Recent advances, challenges, and future prospects in the selective thermal reduction of carbon dioxide to methane

Abstract

Carbon dioxide methanation technology exhibits dual significance, namely, in the mitigation of climate crisis and construction of a circular carbon economy, as it converts greenhouse gases into high-value chemicals. As a core reaction for realizing carbon cycling and energy storage in thermal catalysis, the innovation of its catalytic systems focuses on multiscale catalyst structure design and reaction-pathway regulation to address intrinsic thermodynamic and kinetic constraints. This review provides an innovative summary of knowledge-driven catalyst designs for CO₂ methanation based on a comparative analysis of its two dominant reaction mechanisms. Furthermore, it examines the structural features, applicable scenarios, and core advantages and disadvantages of several typical reactors.
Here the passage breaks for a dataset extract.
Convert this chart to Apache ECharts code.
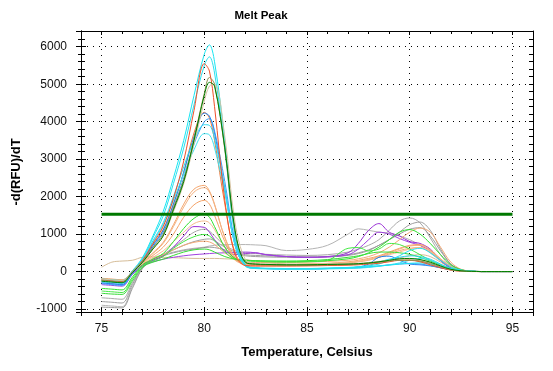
<!DOCTYPE html>
<html>
<head>
<meta charset="utf-8">
<script src="https://cdn.jsdelivr.net/npm/echarts@6/dist/echarts.min.js"></script>
<style>html,body{margin:0;padding:0;background:#fff;}#c{width:553px;height:371px;}</style>
</head>
<body>
<div id="c"></div>
<script>
// Temperature sample points (Celsius)
var temps = [75,75.5,76,76.5,77,77.5,78,78.5,79,79.5,80,80.25,80.5,81,81.5,82,82.5,83,84,85,86,87,87.5,88,88.5,89,89.5,90,90.5,91,91.5,92,92.5,93,93.5,94,95];

// -d(RFU)/dT series values
var grayA  = [-700,-720,-740,-300,100,300,450,650,850,1050,1130,1080,950,700,560,500,480,460,440,430,450,520,600,700,850,1100,1350,1430,1300,900,450,150,40,10,0,0,0];
var grayB  = [-800,-820,-840,-350,120,330,450,580,700,800,860,870,820,650,520,450,430,420,400,390,400,450,500,580,700,850,1050,1250,1320,1100,600,200,50,10,0,0,0];
var grayC  = [-900,-920,-940,-400,100,350,450,520,580,620,650,680,700,720,720,720,710,690,560,590,700,1000,1140,1100,1050,1020,950,850,700,500,280,100,30,5,0,0,0];
var grayD  = [-950,-960,-970,-450,90,300,420,500,560,600,640,650,640,580,480,420,400,390,380,380,390,430,480,560,700,850,1000,1130,1170,950,550,200,50,10,0,0,0];
var tanFlat = [115,250,280,300,380,390,380,370,360,350,350,350,350,340,330,320,280,240,200,180,180,190,200,220,250,300,360,420,450,400,250,100,30,5,0,0,0];
var purpleA = [-300,-320,-340,-60,180,300,420,650,950,1200,1180,1050,850,550,450,480,500,450,400,380,400,500,750,1100,1280,1050,950,800,750,600,300,100,30,5,0,0,0];
var purpleB = [-350,-370,-390,-80,150,260,330,380,420,450,470,480,490,500,510,520,500,450,400,380,390,450,600,850,1050,1000,880,780,700,550,300,100,30,5,0,0,0];
var peachA = [-180,-200,-220,0,250,500,780,1250,1800,2200,2300,2150,1800,900,350,200,190,180,180,190,200,230,260,300,380,470,560,620,640,520,320,130,40,10,0,0,0];
var peachB = [-200,-220,-240,-10,240,480,750,1200,1720,2120,2240,2120,1780,920,380,210,200,190,190,200,210,240,270,320,400,500,600,680,700,560,330,130,40,10,0,0,0];
var peachC = [-190,-210,-230,0,230,430,650,1000,1450,1780,1900,1800,1500,800,320,200,190,190,190,200,220,260,300,350,420,520,620,700,720,580,340,140,40,10,0,0,0];
var peachD = [-210,-230,-250,-10,210,380,550,800,1050,1280,1350,1300,1120,650,300,200,190,190,190,200,210,240,270,310,380,450,520,600,640,540,330,130,40,10,0,0,0];
var peachE = [-220,-240,-260,-20,200,330,450,580,700,780,810,790,720,500,320,250,240,240,240,250,270,300,340,400,500,650,850,1050,1160,1050,650,250,60,10,0,0,0];
var greenA = [-450,-470,-490,-150,180,330,480,800,1150,1420,1540,1450,1200,650,350,300,290,280,270,270,290,340,400,500,650,850,1050,1120,1000,750,450,180,50,10,0,0,0];
var greenB = [-520,-540,-560,-200,150,280,400,620,800,930,990,950,820,520,330,280,270,260,250,260,300,620,640,550,600,750,720,600,450,300,180,80,30,5,0,0,0];
var greenC = [-580,-600,-610,-250,120,250,330,430,520,580,600,580,520,400,330,300,290,280,280,290,320,380,420,480,520,520,500,460,380,280,180,80,30,5,0,0,0];
var orangeA = [-220,-250,-270,0,300,750,1200,1950,2950,4300,5550,5350,4400,1900,450,160,150,150,150,150,160,170,180,200,220,260,300,300,260,180,100,40,10,0,0,0,0];
var orangeB = [-250,-270,-290,-20,290,720,1120,1800,2650,3700,4250,4100,3500,1800,500,170,150,150,150,160,170,180,200,230,260,300,330,320,280,200,110,40,10,0,0,0,0];
var blueA  = [-300,-330,-350,-40,280,700,1100,1800,2650,3600,4230,4150,3700,2200,700,150,90,80,70,70,80,100,120,200,380,410,300,200,180,150,100,50,20,5,0,0,0];
var blueB  = [-320,-350,-370,-50,260,660,1050,1700,2500,3400,4000,4080,3750,2400,800,170,100,80,70,70,80,90,100,120,150,180,200,210,200,160,100,50,20,5,0,0,0];
var cyanA  = [-200,-220,-240,20,380,950,1600,2500,3500,4700,5800,6050,5600,3500,1000,180,100,90,80,80,90,100,110,130,150,170,200,220,230,200,140,70,30,10,0,0,0];
var cyanB  = [-230,-250,-270,0,350,900,1480,2350,3300,4450,5500,5730,5300,3300,900,160,90,80,80,80,90,110,130,150,200,300,420,560,620,500,300,120,40,10,0,0,0];
var cyanC  = [-260,-280,-300,-20,320,820,1300,2000,2800,3500,3920,3900,3550,2200,700,150,90,80,70,70,80,100,120,160,250,330,380,420,400,330,200,80,30,10,0,0,0];
var cyanD  = [-280,-300,-320,-30,300,780,1250,1900,2600,3250,3680,3650,3300,2100,700,140,80,70,60,60,70,80,90,110,140,180,230,300,350,300,180,70,20,5,0,0,0];
var tanThick = [-200,-220,-240,0,260,600,950,1600,2350,3400,4550,4950,5000,3600,1300,320,220,200,190,190,200,210,220,240,270,300,320,330,310,240,140,50,15,5,0,0,0];
var olive  = [-240,-260,-280,-10,270,640,1000,1700,2450,3550,4750,5180,5000,3250,1050,240,190,180,170,170,180,190,200,220,250,280,300,300,280,220,130,50,15,5,0,0,0];
var darkGreen = [-260,-280,-300,-30,250,600,950,1650,2400,3500,4700,5050,4950,3300,1100,250,200,190,180,180,190,200,210,230,260,300,340,350,320,250,150,60,20,5,0,0,0];

// Threshold line
var threshold = 1530;
var thresholdRange = [75, 95];

// Axis tick labels
var xTickLabels = [75, 80, 85, 90, 95];
var yTickLabels = [-1000, 0, 1000, 2000, 3000, 4000, 5000, 6000];

var curves = [
  [grayA, '#a9a9a9'], [grayB, '#a0a0a0'], [grayC, '#b4b4b4'], [grayD, '#9c9c9c'],
  [tanFlat, '#d6bd98'], [purpleA, '#9a2fd6'], [purpleB, '#a040e0'],
  [peachA, '#f5a870'], [peachB, '#f4b282'], [peachC, '#f5a46a'], [peachD, '#f6bc8e'], [peachE, '#f3aa78'],
  [greenA, '#2fe22f'], [greenB, '#44ea44'], [greenC, '#36dc36'],
  [orangeB, '#f07a3c'], [blueA, '#2080ee'], [blueB, '#3a9cf6'],
  [cyanC, '#2ad8ee'], [cyanD, '#3ce2f2'], [cyanA, '#18e6f2'], [cyanB, '#28e0ee'],
  [orangeA, '#f0502a'], [tanThick, '#d6c3a2'], [olive, '#8f9050'], [darkGreen, '#007f00']
];

var series = curves.map(function (c) {
  return {
    type: 'line', smooth: 0.35, showSymbol: false, silent: true,
    lineStyle: { width: 1, color: c[1] },
    data: temps.map(function (t, i) { return [t, c[0][i]]; })
  };
});
series.push({
  type: 'line', showSymbol: false, silent: true,
  lineStyle: { width: 3, color: '#007800' },
  data: thresholdRange.map(function (t) { return [t, threshold]; })
});

var font = 'Liberation Sans, Arial, sans-serif';
var lineBlack = { show: true, onZero: false, lineStyle: { color: '#000', width: 1 } };

function xAx(pos, inside, labels, split) {
  return {
    type: 'value', position: pos, min: 74, max: 96, splitNumber: 5,
    axisLine: lineBlack,
    axisTick: { show: true, inside: inside, length: 4, lineStyle: { color: '#000' } },
    minorTick: { show: true, splitNumber: 5, length: 3, lineStyle: { color: '#000' } },
    minorSplitLine: { show: false },
    splitLine: { show: split, lineStyle: { color: '#000', type: [1, 5] } },
    axisLabel: {
      show: labels, showMinLabel: false, showMaxLabel: false, margin: 11,
      fontFamily: font, fontSize: 12, color: '#111',
      formatter: function (v) { return xTickLabels.indexOf(v) >= 0 ? String(v) : ''; }
    }
  };
}
function yAx(pos, inside, labels, split, len) {
  return {
    type: 'value', position: pos, min: -1080, max: 6420, splitNumber: 7,
    axisLine: lineBlack,
    axisTick: { show: true, inside: inside, length: len, lineStyle: { color: '#000' } },
    minorTick: { show: true, splitNumber: 5, length: inside ? 4 : 3, lineStyle: { color: '#000' } },
    minorSplitLine: { show: false },
    splitLine: { show: split, lineStyle: { color: '#000', type: [1, 5] } },
    axisLabel: {
      show: labels, showMinLabel: false, showMaxLabel: false, margin: 14,
      fontFamily: font, fontSize: 12, color: '#111',
      formatter: function (v) { return yTickLabels.indexOf(v) >= 0 ? String(v) : ''; }
    }
  };
}

var chart = echarts.init(document.getElementById('c'), null, { renderer: 'canvas' });
chart.setOption({
  animation: false,
  backgroundColor: '#fff',
  grid: { left: 81, right: 20, top: 31, bottom: 59, containLabel: false },
  xAxis: [xAx('bottom', false, true, true), xAx('bottom', true, false, false), xAx('top', true, false, false)],
  yAxis: [yAx('left', false, true, true, 5), yAx('left', true, false, false, 5), yAx('right', true, false, false, 4)],
  graphic: [
    { type: 'text', x: 261, y: 16, style: { text: 'Melt Peak', font: 'bold 11.5px ' + font, fill: '#000', align: 'center', verticalAlign: 'middle' } },
    { type: 'text', x: 307, y: 352, style: { text: 'Temperature, Celsius', font: 'bold 13px ' + font, fill: '#000', align: 'center', verticalAlign: 'middle' } },
    { type: 'text', x: 16, y: 172, rotation: Math.PI / 2, style: { text: '-d(RFU)/dT', font: 'bold 13px ' + font, fill: '#000', align: 'center', verticalAlign: 'middle' } }
  ],
  series: series
});
</script>
</body>
</html>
A coherent logical framework that integrates mechanism comparison, tailored catalyst design, reactor compatibility analysis, and techno-economic and life cycle assessments is established. Following this framework, the review first analyzes the technical bottlenecks and thermodynamic limitations of CO₂ hydrogenation to methane, clarifying the correlation between CO₂ activation energy barriers and product selectivity. Second, by systematically summarizing the widely accepted and experimentally verified reaction mechanisms, such as the CO pathway and formate pathway, coupled with theoretical calculations and experimental characterizations, this work profoundly dissects the evolution rules of key intermediates and the underlying pathway selection mechanisms. Subsequently, efficient catalyst systems are rationalized based on the aforementioned reaction mechanisms, encompassing the effects of the properties of catalyst supports on catalytic performance, modification strategies to mitigate deactivation, and the role of active metal loading in modulating reaction pathways. The currently employed mainstream reactor configurations are also summarized. Finally, techno-economic and life cycle assessments and the existing challenges in CO₂ methanation are comprehensively discussed. Overall, this review intends to offer robust theoretical support for the rational design of novel catalysts and process development of CO₂ methanation.